The proposed price tag for the New Orleans’ facility is a whopping $1.2 billion. Some $300 million of the funding was slated to come from federal Community Development Block Grants funneled through the Louisiana Recovery Authority. For months now, both the federal Department of Health and Human Services and Housing and Urban Development have made it clear that they were not enamored with plugging hundreds of millions of extra federal dollars into what they considered an archaic “two-tiered” (Medicaid and uninsured versus privately insured) system of health care delivery in Louisiana. Some of our state elected officials have been equally as clear that they are not at all interested in changing in any significant fashion the way indigent health care is delivered in the Bayou State.
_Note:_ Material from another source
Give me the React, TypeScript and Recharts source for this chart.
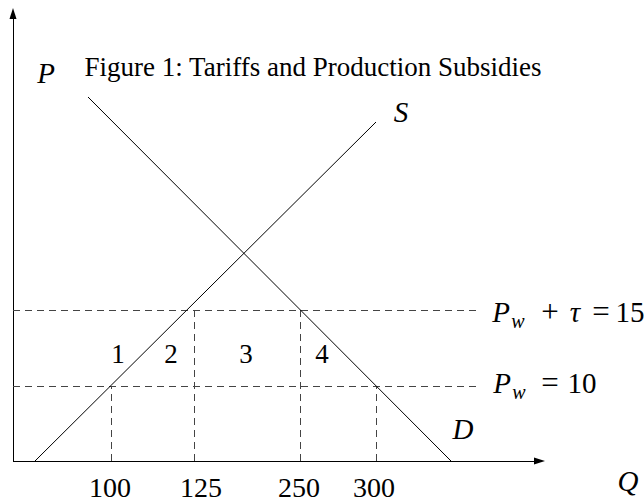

There is a significant amount of support building in Louisiana for a redesigned health care system which would allow public dollars to follow indigent patients, begin to dismantle the “two-tiered” system, and encourage more public-private partnerships in health care. The warlords in government who are protectors of the status quo are fighting an all-out effort to stop true reform from happening. The $300 million bill they recently stuck the taxpayers with is part of that effort.
After the Secretary of Housing and Urban Development—who must sign off on the $300 million—sent a letter stating concerns about how the new hospital would interface with health care redesign efforts, the record-breaking appropriations bills were amended in the Legislature to transfer $75 million in direct appropriations to the hospital project and to pay for the remaining $225 million by selling bonds. One of the architects of this maneuver offered the interesting comment that the taxpayers would be “better off” handling the situation in this fashion.
Louisiana’s taxpayers can expect more “surprises” in the future from this project. The “business plan” for the hospital assumes that the new facility will treat 80 percent of the indigent population in Southeast Louisiana and, at the same time, attract a sizeable number of private sector patients. There are many knowledgeable skeptics who strongly question that premise. The plan also envisions the new hospital being in the black during the first year of operation. If it is wrong, guess who is going to have to cough up more money to pay off the bonds? Yes, that would be you!
There is a big push to move this project as currently constituted beyond the point of change before a new governor and new Legislature are sworn into office. Perhaps the champions of the status quo—the folks who stuck you with an unnecessary $300 million bill—don’t want the new group coming in to apply the smell test to this very questionable project.